How do you see the SGDs making a difference?
All the goals have been identified by UN research and experience as the most likely to offer a restorative and transformative way forward for humanity. The great pain and suffering of the world will be addressed to some extent by focusing on these specific areas. They get to the heart of the matter.
For many the long list of goals will seem daunting, what would your advice be for people who want to start incorporating the goals into their work or personal life?
Pick just one that relates to your own backyard, your work, or your community and start there. Phenomena like a critical mass locally, has shown us that local mobilisation can surge in the end to the point where it begins to turn the tide. Look at the reduction of smoking in this country now, or the nuclear weapon free zone, and the increasing role of the Treaty for example.
See the list of the 17 UN Sustainable Development Goals here.

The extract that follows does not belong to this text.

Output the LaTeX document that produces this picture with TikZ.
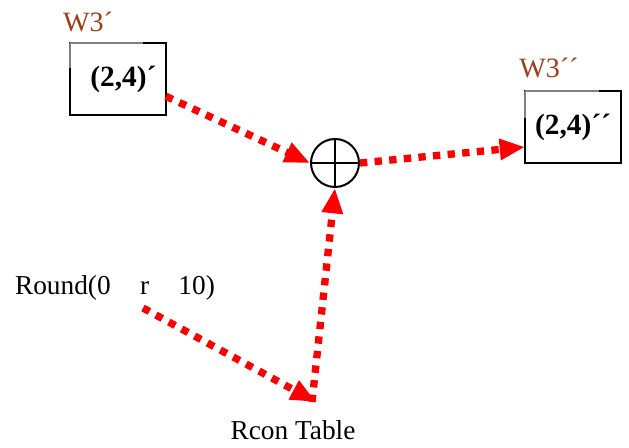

Sir David has spent his career working for the ‘greater good’ and caring for society and the environment. From being Head Boy at Freyberg High School to studying at Massey University and being ordained as an Anglican priest in 1979, Sir David went on to become the Archbishop of the New Zealand Dioceses. He was appointed as the Archbishop of Canterbury’s Representative to the Holy See in Rome in 2013 where his role focused on growing partnerships between faiths around key world issues, including modern slavery, human trafficking, refugee ministry and climate change.